Heute wählt die Türkei. Mit der Abstimmung wird der von Staatspräsident Recep Tayyip Erdogan betriebene Umbau vom parlamentarischen zum Präsidialsystem abgeschlossen. Erstmals finden die Wahl des Präsidenten und des Parlaments gleichzeitig statt. Beim Wahlausgang sind deshalb Umfragen zufolge verschiedene Szenarien denkbar.
Erdogan gewinnt die Präsidentschaftswahl in der ersten Runde, seine AKP verteidigt ihre absolute Mehrheit im Parlament. Die Opposition befürchtet in diesem Fall eine "Ein-Mann-Herrschaft". Erdogan würde mächtig wie nie, er wäre zugleich Staats- und Regierungschef und könnte per Dekret regieren. Als Vorsitzender der AKP hätte er zugleich die Kontrolle über die Mehrheitsfraktion im Parlament, die ihm bedingungslos folgen dürfte. Seine Macht wäre vermutlich über Jahre hinaus zementiert.
Erdogan verfehlt die absolute Mehrheit bei der Präsidentschaftswahl und muss am 8. Juli in die Stichwahl. Auch in die zweite Runde ginge Erdogan dann als Favorit, er wäre aber angezählt. Niemand weiß, was für Dynamiken das auslösen würde. Die Opposition sähe sich im Aufwind.
Erdogan gewinnt die Stichwahl am 8. Juli, in der er vermutlich gegen den Kandidaten der größten Oppositionspartei CHP, Muharrem Ince, antreten müsste. Seine AKP behält die absolute Mehrheit im Parlament. Erdogans Gewinner-Image wäre zwar angekratzt, das dürfte für ihn aber verkraftbar sein - zumal er sich in den kommenden fünf Jahren keiner Wahl mehr stellen müsste und durchregieren könnte. Auch hier gilt die Sorge der Opposition vor einer Ein-Mann-Herrschaft.
Erdogan verliert die Stichwahl gegen Ince. Nach fast 16 Jahren AKP-Regierung würde die Türkei in ihren Grundfesten erschüttert. Erdogan selbst hat wiederholt gesagt, dass er den Willen des Volkes respektieren werde. Allerdings war ihm das Volk bislang immer mehrheitlich gewogen. Unklar ist, wie seine Anhänger auf einen drohenden Machtverlust reagieren würden. Der Türkei würde mindestens eine Phase der Instabilität drohen. Auch das per Referendum im April vergangenen Jahres beschlossene Präsidialsystem stünde wieder in Frage. Ince hat versprochen, es abzuschaffen. Das wäre ein Kraftakt: Die Verfassung müsste erneut geändert werden.

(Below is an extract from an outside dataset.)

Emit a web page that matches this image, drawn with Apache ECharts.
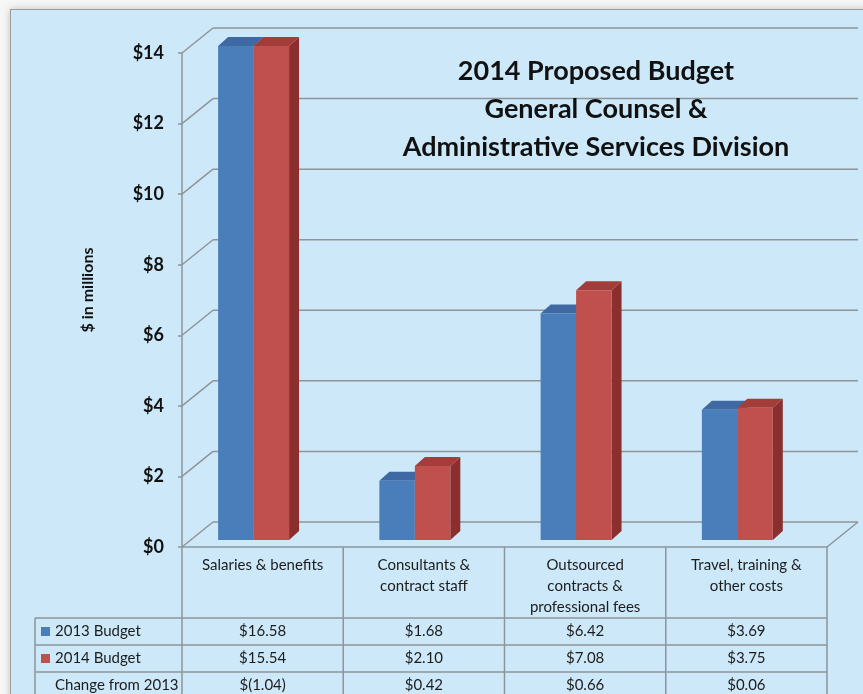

Erdogan gewinnt die Präsidentschaftswahl in der ersten oder zweiten Runde, die AKP verliert aber die absolute Mehrheit im Parlament. Das Parlament muss den Präsidenten zwar nicht im Amt bestätigen. Dennoch ist Erdogans Präsidialsystem nicht darauf ausgelegt, dass die Opposition die Mehrheit im Parlament hat. Erdogan könnte zwar mit Dekreten regieren. Die Opposition könnte aber Gesetze verabschieden, die diese Dekrete außer Kraft setzen.

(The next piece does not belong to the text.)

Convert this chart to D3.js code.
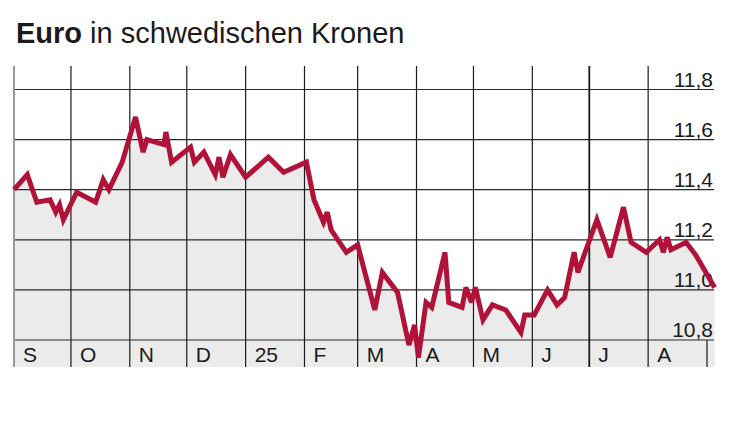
<!DOCTYPE html>
<html>
<head>
<meta charset="utf-8">
<script src="https://cdn.jsdelivr.net/npm/d3@7"></script>
<style>
  html, body { margin: 0; padding: 0; background: #fff; }
  svg { display: block; }
  text { font-family: "Liberation Sans", Arial, Helvetica, sans-serif; fill: #1a1a1a; }
</style>
</head>
<body>
<svg id="chart" width="750" height="421"></svg>
<script>
// ---- data ----
const dates = [
  "2024-09-01","2024-09-08","2024-09-13","2024-09-20","2024-09-23","2024-09-25","2024-09-27",
  "2024-10-04","2024-10-14","2024-10-18","2024-10-21","2024-10-28",
  "2024-11-04","2024-11-08","2024-11-10","2024-11-19","2024-11-20","2024-11-23",
  "2024-12-03","2024-12-05","2024-12-10","2024-12-16","2024-12-18","2024-12-20","2024-12-24",
  "2025-01-01","2025-01-13","2025-01-21",
  "2025-02-02","2025-02-06","2025-02-11","2025-02-13","2025-02-15","2025-02-23",
  "2025-03-01","2025-03-10","2025-03-14","2025-03-22","2025-03-28","2025-03-31",
  "2025-04-02","2025-04-06","2025-04-09","2025-04-16","2025-04-18","2025-04-25","2025-04-27","2025-04-30",
  "2025-05-02","2025-05-06","2025-05-11","2025-05-18","2025-05-26","2025-05-28",
  "2025-06-02","2025-06-09","2025-06-14","2025-06-18","2025-06-23","2025-06-25",
  "2025-07-05","2025-07-12","2025-07-19","2025-07-23","2025-07-31",
  "2025-08-07","2025-08-09","2025-08-11","2025-08-13","2025-08-21","2025-08-26",
  "2025-09-05"
];
const values = [
  11.40,11.46,11.35,11.36,11.31,11.34,11.28,
  11.39,11.35,11.44,11.40,11.51,
  11.69,11.55,11.60,11.58,11.63,11.51,
  11.57,11.51,11.55,11.46,11.53,11.45,11.54,
  11.45,11.53,11.47,
  11.51,11.36,11.27,11.31,11.24,11.15,
  11.18,10.92,11.07,10.99,10.78,10.86,
  10.73,10.95,10.93,11.15,10.95,10.93,11.01,10.95,
  11.01,10.88,10.94,10.92,10.83,10.90,
  10.90,11.00,10.94,10.97,11.15,11.07,
  11.28,11.13,11.33,11.19,11.15,
  11.20,11.15,11.21,11.16,11.19,11.14,
  11.01
];
const monthStarts = [
  "2024-09-01","2024-10-01","2024-11-01","2024-12-01","2025-01-01","2025-02-01",
  "2025-03-01","2025-04-01","2025-05-01","2025-06-01","2025-07-01","2025-08-01","2025-09-01"
];
const monthLabels = ["S","O","N","D","25","F","M","A","M","J","J","A"];
const yTicks = [10.8, 11.0, 11.2, 11.4, 11.6, 11.8];
const yTickLabels = ["10,8","11,0","11,2","11,4","11,6","11,8"];
const titleBold = "Euro";
const titleRest = " in schwedischen Kronen";

// ---- layout ----
const parse = d3.timeParse("%Y-%m-%d");
const data = dates.map((d, i) => ({ date: parse(d), value: values[i] }));
const months = monthStarts.map(parse);

const left = 14, right = 714, gridTop = 66, bottom = 367;
const x = d3.scaleTime()
  .domain([parse("2024-09-01"), parse("2025-09-01")])
  .range([left, 707]);
const y = d3.scaleLinear().domain([10.8, 11.8]).range([340, 89.5]);

const svg = d3.select("#chart");

// title
const title = svg.append("text").attr("x", 16).attr("y", 42.5).style("font-size", "29px");
title.append("tspan").attr("font-weight", "bold").text(titleBold);
title.append("tspan").text(titleRest);

// area fill under the line (down to bottom of label band)
const lastDate = data[data.length - 1].date;
const area = d3.area()
  .x(d => x(d.date))
  .y0(bottom)
  .y1(d => y(d.value));
svg.append("path")
  .datum(data)
  .attr("d", area)
  .attr("fill", "#ebebeb");

// fill the label band completely
svg.append("rect")
  .attr("x", left).attr("y", y(10.8))
  .attr("width", x(lastDate) - left).attr("height", bottom - y(10.8))
  .attr("fill", "#ebebeb");

// horizontal grid lines
svg.append("g").selectAll("line")
  .data(yTicks)
  .join("line")
  .attr("x1", left).attr("x2", right)
  .attr("y1", d => y(d)).attr("y2", d => y(d))
  .attr("stroke", "#2a2a2a").attr("stroke-width", 1.2);

// vertical month lines
svg.append("g").selectAll("line")
  .data(months.slice(1))
  .join("line")
  .attr("x1", d => x(d)).attr("x2", d => x(d))
  .attr("y1", (d, i) => i === months.length - 2 ? y(10.8) : gridTop)
  .attr("y2", bottom)
  .attr("stroke", "#1a1a1a")
  .attr("stroke-width", (d, i) => i === 9 ? 1.8 : 1.2);

// left border
svg.append("line")
  .attr("x1", left).attr("x2", left)
  .attr("y1", gridTop).attr("y2", bottom)
  .attr("stroke", "#9a9a9a").attr("stroke-width", 2);

// y tick labels
svg.append("g").selectAll("text")
  .data(yTicks)
  .join("text")
  .attr("x", 713)
  .attr("y", d => y(d) - 3)
  .attr("text-anchor", "end")
  .style("font-size", "21px")
  .text((d, i) => yTickLabels[i]);

// month labels
svg.append("g").selectAll("text")
  .data(monthLabels)
  .join("text")
  .attr("x", (d, i) => x(months[i]) + 9)
  .attr("y", 362)
  .style("font-size", "21px")
  .text(d => d);

// line
const line = d3.line()
  .x(d => x(d.date))
  .y(d => y(d.value));
svg.append("path")
  .datum(data)
  .attr("d", line)
  .attr("fill", "none")
  .attr("stroke", "#b0123a")
  .attr("stroke-width", 5)
  .attr("stroke-linejoin", "miter")
  .attr("stroke-miterlimit", 3)
  .attr("stroke-linecap", "butt");
</script>
</body>
</html>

Im Idealfall würden Erdogan als Präsident und die Opposition im Parlament politische Kompromisse suchen. Wahrscheinlicher ist, dass sich beide Seiten gegenseitig blockieren. Ein möglicher, aber riskanter Ausweg für Erdogan: Er könnte das Parlament auflösen, müsste sich dann aber auch selber wieder einer Neuwahl stellen. Das Volk ist allerdings wahlmüde. Es wäre die sechste Wahl seit 2014.
Ince gewinnt wider Erwarten die Stichwahl, die AKP hat aber die absolute Mehrheit im Parlament. Auch in diesem Fall würde eine politische Lähmung wie bei Szenario 3 drohen. Allerdings wäre Ince womöglich kompromissbereiter als Erdogan, was die Zusammenarbeit mit dem anderen politischen Lager im Parlament angeht.
Ince gewinnt wider Erwarten die Stichwahl, die AKP verliert zugleich die absolute Mehrheit im Parlament. Auch dann wäre die Frage, wie Erdogans Anhänger reagieren. Außerdem ist die Opposition kein monolithischer Block, sie eint vor allem ihre Gegnerschaft zu Erdogan, der in diesem Fall entmachtet wäre. Im Parlament müssten kemalistische, nationalkonservative, islamistische und pro-kurdische Abgeordnete zusammenarbeiten - nur gemeinsam könnten sie eine Mehrheit gegen die AKP aufbringen.